The costs of nuclear energy consistently trend up. The nuclear industry will look to taxpayers when investors, utilities, ratepayers, and bankers don’t buy in. NuScale and UAMPs recently announced a 53% cost increase, from $58 per megawatt-hour (MWh) in 2021 to $89/MWh for its small modular nuclear reactor (SMR) units. HB 96 could be a convenient avenue for expanding funding streams through greenwashing. Incidentally, Idaho Power knows we don’t need expensive nuclear energy to reach carbon-free by 2045 and has not included nuclear in its plan.
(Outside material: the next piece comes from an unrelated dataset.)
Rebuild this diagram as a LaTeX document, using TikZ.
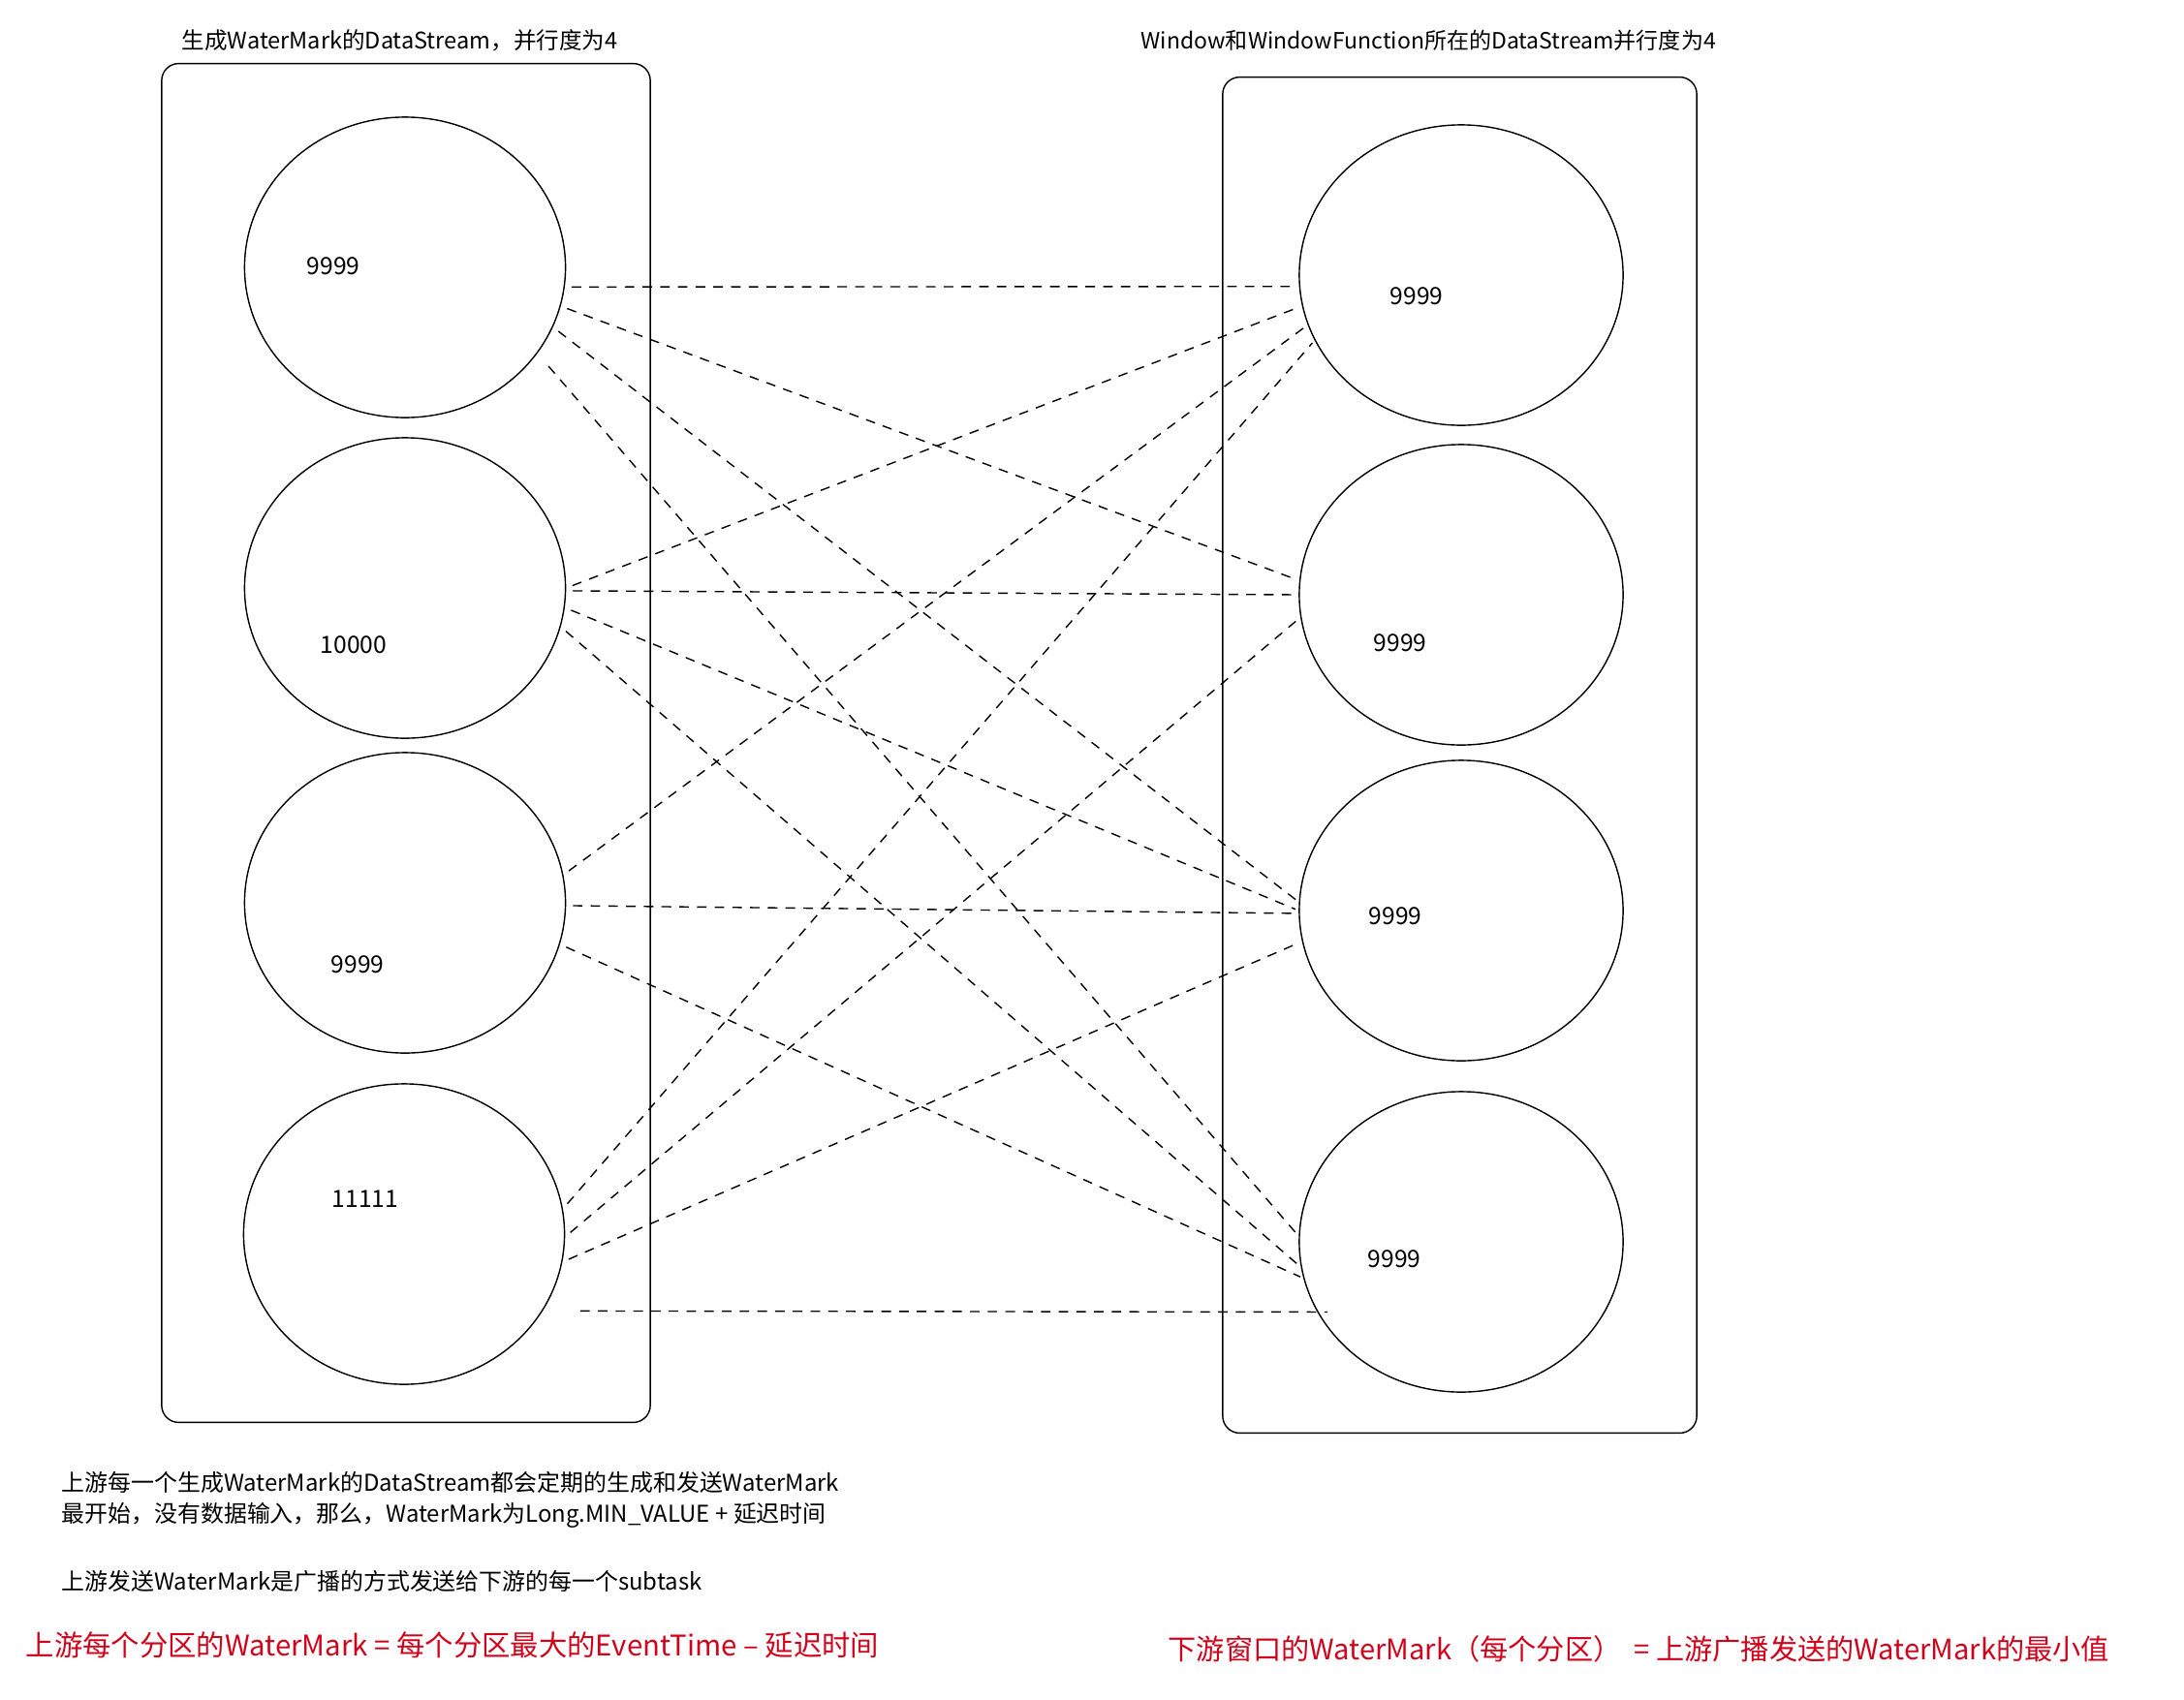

Nuclear energy is not clean. Radioactive waste is our most dangerous waste and the United States has no permanent repository or solution. Uranium mining, milling, enrichment, reprocessing; power plant construction; transportation; plant operations; and waste disposal are hazardous, expensive, and heavily reliant on fossil fuels. A Stanford team determined that “advanced” nuclear will worsen our current radioactive waste problem. They state, “SMR waste streams that are susceptible to exothermic chemical reactions or nuclear criticality when in contact with water or other repository materials are unsuitable for direct geologic disposal.”

Idaho already has a nuclear waste problem that Idaho National Laboratory (INL) has been cleaning for decades. INL sits above our sole-source aquifer – the Snake River Aquifer – which supports over 300,000 people and Idaho’s most prosperous agricultural region. The aquifer also holds significant cultural value to the Shoshone-Bannock people who have lived in the area for time immemorial. INL generated radioactive waste and received it from places like the Three-Mile Island and Rocky Flatts, and our water was contaminated. Idahoans fought hard so that Idaho would not become the nation’s nuclear waste dump. In 1989 INL became a superfund site, and in 1995 the Nuclear Waste Agreement was passed, prohibiting shipments of commercial spent nuclear fuel to Idaho.

Supporting projects that would add to our nuclear waste problem is not prudent. Radiation poses severe risks to human health and the environment, and there is no permanent repository for our nation’s over 90,000 metric tons of commercial high-level radioactive waste. Dumping radioactive waste that we create in Idaho on other communities is not just. In fact, the White House Environmental Justice Advisory Council listed nuclear power as not benefiting BIPOC communities. There are tragic examples of uranium mining and radioactive waste impacting indigenous peoples and lands. Past activities permanently contaminated indigenous water and land, and health is seriously affected.

We are currently awaiting a final vote in the Idaho Senate. 

Thank you to all of you who took action! Thank you, Representatives Chew, Berch, and Senator Wintrow, for voting NO on House Bill 96! Thank you, Idaho Sierra Club and NIRS, for your support and spreading the word!